Wheeler sees in this personal example an illustration of deeper challenges the PC(USA) faces.
“My point is this: our denomination is making a lot of decisions about its future based on what might be called laissez-faire congregationalism,” she told the Presbyterian leaders. “We have full-scale congregations with highly-trained leadership where we have a natural constituency that can afford to pay for the privilege. Where our kind are dwindling, in numbers or resources, we offer something less, and many of the churches that get something less will not make it.”
Part of the response, she contends, needs to be a different kind of conversation about where Presbyterian churches can survive – and where they cannot.
“We cannot, of course, have churches everywhere, but we should make our decisions about when to go and where to stay based on missional considerations.” Wheeler said. “Is a mainline Protestant ministry in this place important?
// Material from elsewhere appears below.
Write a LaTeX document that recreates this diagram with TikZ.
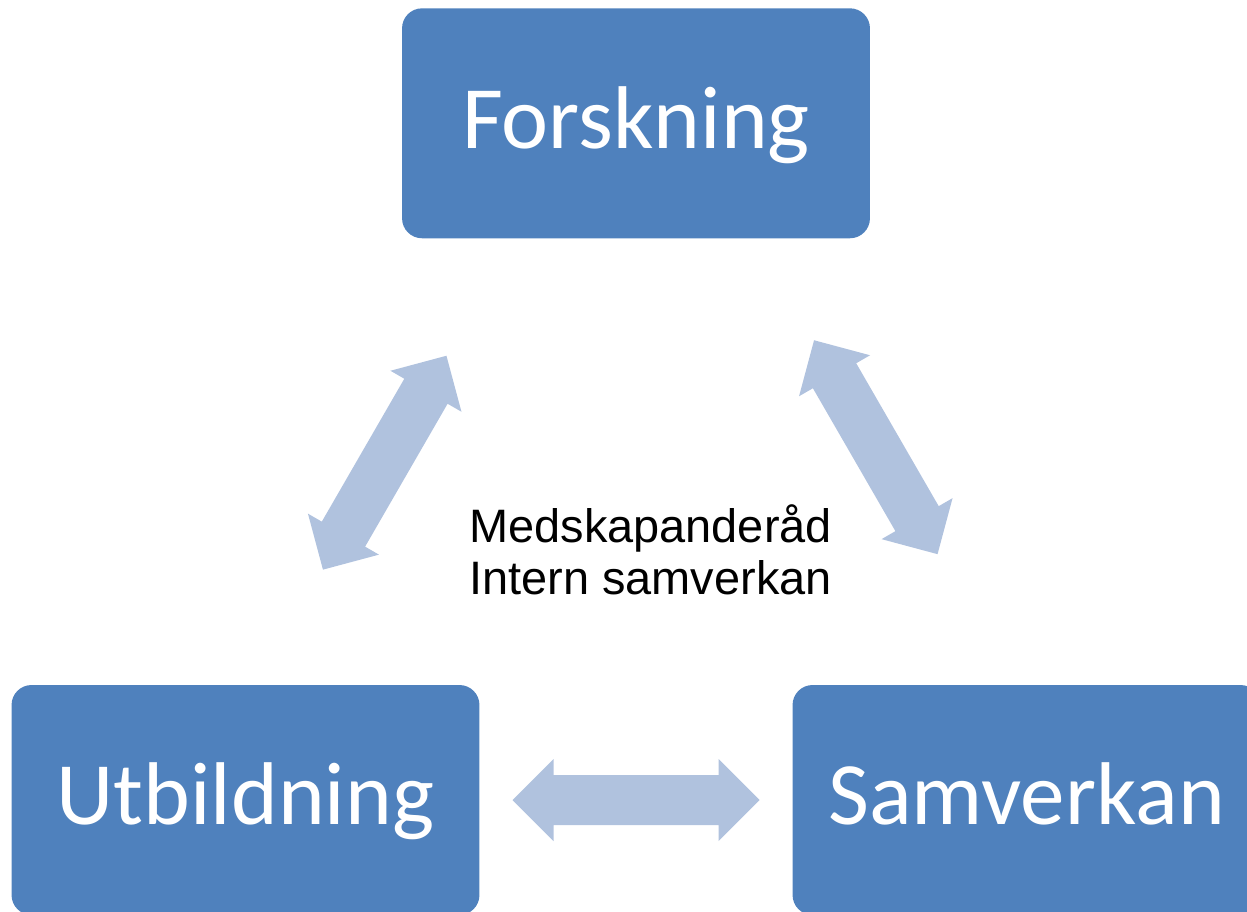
\documentclass[tikz,border=0pt]{standalone}
\usepackage{fontspec}
\setmainfont{Liberation Sans}
\newfontfamily\boxfont{Carlito}
\usepackage{tikz}
\usetikzlibrary{positioning}

\definecolor{boxblue}{HTML}{4F81BD}
\definecolor{arrowblue}{HTML}{B0C2DE}

\begin{document}
\begin{tikzpicture}[x=0.02cm, y=-0.02cm,
        box/.style={rectangle, rounded corners=0.4cm, fill=boxblue, text=white,
            minimum width=9.36cm, minimum height=4.6cm, inner sep=0pt,
            font=\boxfont\fontsize{50.7}{60}\selectfont, text height=38pt, text depth=9.7pt},
        fat/.style={fill=arrowblue}]
    \path[use as bounding box, clip] (0,0) rectangle (1247,912);
    \node[box] (F) at (636,123.3) {Forskning};
    \node[box] (U) at (245.5,800) {Utbildning};
    \node[box] (S) at (1026.5,800) {Samverkan};
    \node[anchor=base west, align=left, inner sep=0pt,
        font=\fontsize{26.7}{29.1}\selectfont] (M) at (469,594) {Medskapanderåd\\Intern samverkan};
    \foreach \c/\a in {{(384.7,462.7)}/60, {(875.8,447.2)}/-60, {(636,800)}/0}
        \fill[fat, shift={\c}, rotate=\a] (-123.5,0) -- (-82.5,41) -- (-82.5,25)
            -- (82.5,25) -- (82.5,41) -- (123.5,0) -- (82.5,-41) -- (82.5,-25)
            -- (-82.5,-25) -- (-82.5,-41) -- cycle;
\end{tikzpicture}
\end{document}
If so, how is that possible? Should we merge with other churches there in order to create a critical mass that has resources for skilled leadership? Should we, instead of trying to find some pastoral patch for every existing congregation, leave some sites to other denominations and agree with them that we will concentrate where we would be of most help?”
In that conversation, she suggested, the solution can’t be always to rely on commissioned lay pastors.
Wheeler said that “some CLPs do a splendid job, and they should go on doing it. But sending them on a mass basis to serve struggling churches, which is happening in some locales, may give the appearance of viable Presbyterian ministries when the reality is not there. Might it not be better to face the question of what kind of presence God wants us to have in that place sooner rather than later?”
Instead of using CLPs in all those places, Wheeler is suggesting a new form of Presbyterian creativity – one that uses new styles of leadership in new configurations, with an emphasis on listening for God’s leading rather than preserving what’s there.